It’s nearly four o’clock in the office and, once again, there are people in my office talking about things that do not concern me, distracting me from doing any real work. Not that I have any real work to do. Which, all in all, means that in the two days since I’ve been home from camp, nothing has changed.
I really need to teach.
Oh, but that’s right. I’m back from camp. Camp is over. And all the office drama and politics from before camp hasn’t changed. It’s all still here and, unlike previous summers, it’s almost as though camp never happened. In past summers it always seemed that some remarkable thing would happen at camp and life would be radically different from how it was before camp. But this summer, it feels like nothing’s changed. Like camp never really happened. And now I’m back where I started at the end of July. In a place that I find totally dissatisfying.

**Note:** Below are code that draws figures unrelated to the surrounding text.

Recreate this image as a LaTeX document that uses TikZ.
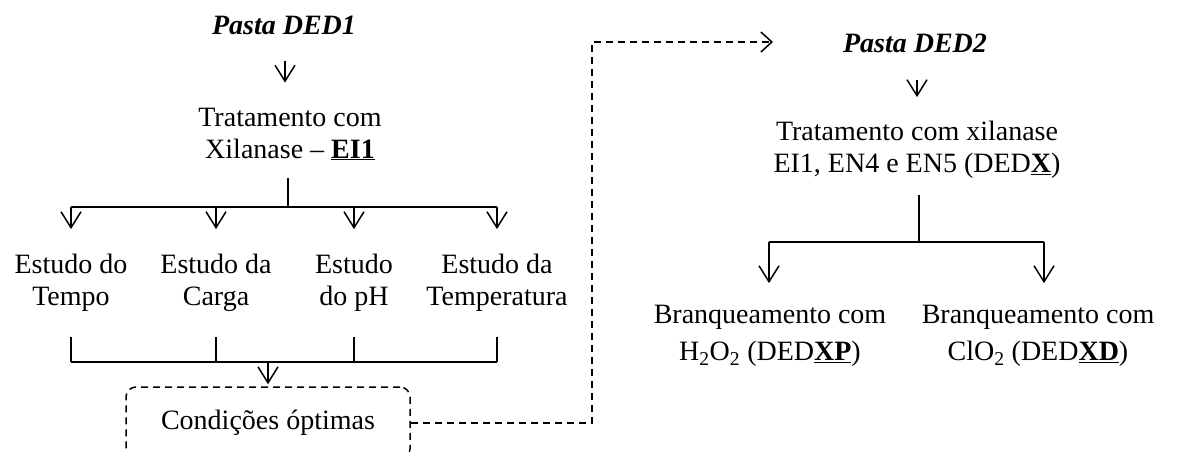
\documentclass[tikz,border=0pt]{standalone}
\usepackage{fontspec}
\setmainfont{Liberation Serif}
\usetikzlibrary{arrows.meta}
\tikzset{
  txt/.style={inner sep=0pt, align=center, font=\fontsize{28}{32}\selectfont},
  ln/.style={line width=1.6pt},
  arr/.style={line width=1.5pt, -{Straight Barb[length=16pt,width=20pt,line width=1.5pt]}},
  dsh/.style={line width=1.5pt, dash pattern=on 7pt off 5pt},
  dasharr/.style={dsh, -{Straight Barb[length=11pt,width=20pt,line width=1.5pt]}},
  boxc/.style={txt, draw, dsh, rounded corners=10pt, minimum width=284pt, minimum height=72pt}
}
\begin{document}
\begin{tikzpicture}[x=1pt,y=-1pt]
\useasboundingbox (0,0) rectangle (1178,451);
\clip (0,0) rectangle (1178,451);
% left column
\node[txt] (p1) at (284,25) {\textbf{\textit{Pasta DED1}}};
\node[txt] (t1) at (290,134) {Tratamento com\\Xilanase – \underline{\textbf{EI1}}};
\node[txt] (s1) at (71,283) {Estudo do\\Tempo};
\node[txt] (s2) at (216,283) {Estudo da\\Carga};
\node[txt] (s3) at (354,283) {Estudo\\do pH};
\node[txt] (s4) at (497,283) {Estudo da\\Temperatura};
\node[boxc] (c) at (268,423) {Condições óptimas};
\coordinate (a1) at (285,61);
\coordinate (j1) at (288,207);
\coordinate (j2) at (268,362);
\coordinate (d1) at (592,420);

\draw[arr] (a1) -- (a1 |- t1.north) [shorten >=25pt];
\draw[ln] ([yshift=-18pt]t1.south -| j1) -- (j1);
\draw[ln] (s1.north |- j1) -- (s4.north |- j1);
\foreach \s in {s1,s2,s3,s4}{
  \draw[arr] (\s.north |- j1) -- ([yshift=25pt]\s.north);
}
\foreach \s in {s1,s2,s3,s4}{
  \draw[ln] ([yshift=-25pt]\s.south) -- (\s.south |- j2);
}
\draw[ln] (s1.south |- j2) -- (s4.south |- j2);
\draw[arr] (j2) -- ([yshift=2pt]c.north -| j2);

% dashed link
\draw[dasharr] (c.east) -- (c.east -| d1) -- (d1 |- 0,42) -- (773,42) coordinate (d2);

% right column
\node[txt] (p2) at (915,43) {\textbf{\textit{Pasta DED2}}};
\node[txt] (t2) at (917,150) {Tratamento com xilanase\\EI1, EN4 e EN5 (DED\underline{\textbf{X}})};
\node[txt] (b1) at (770,336) {Branqueamento com\\[5pt]H\textsubscript{2}O\textsubscript{2} (DED\underline{\textbf{XP}})};
\node[txt] (b2) at (1038,336) {Branqueamento com\\[5pt]ClO\textsubscript{2} (DED\underline{\textbf{XD}})};
\coordinate (a2) at (917,80);
\coordinate (j3) at (919,242);
\coordinate (j3l) at (769,242);
\coordinate (j3r) at (1044,242);

\draw[arr] (a2) -- (a2 |- t2.north) [shorten >=24pt];
\draw[ln] ([yshift=-16pt]t2.south -| j3) -- (j3);
\draw[ln] (j3l) -- (j3r);
\draw[arr] (j3l) -- ([yshift=22pt]j3l |- b1.north);
\draw[arr] (j3r) -- ([yshift=22pt]j3r |- b2.north);
\end{tikzpicture}
\end{document}
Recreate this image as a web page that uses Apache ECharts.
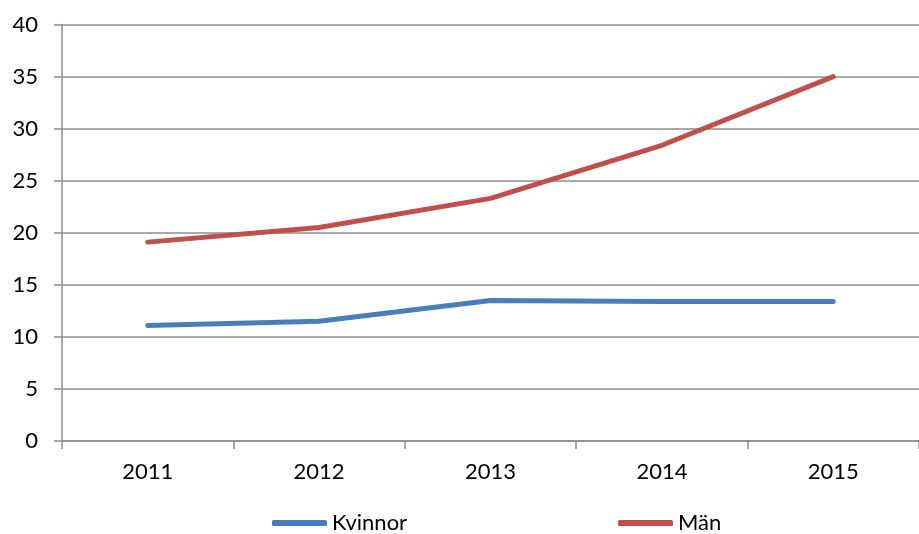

And I wish I could get my mind around that. I wish I could get past that and focus on some other task. On some other thing. But I can’t seem to get past this job. Past the mass of meaningless drama here in the office. I want to think about other things. And I hope that things will be different tomorrow. Tomorrow I have that Big Damn Deal Meeting with my superiors.
So I suppose that everything will be different.
(On a side note, one of my bosses just said something completely ignorant about kids coming to our camps from other countries. So ignorant, in fact, that it boarders on racist. Gotta love it. Gotta get a new job.)
And I’m exhausted. I really feel like taking a nap right here on my desk. Think anyone will notice?
That’s my bitter little rant for now. More, as always, later.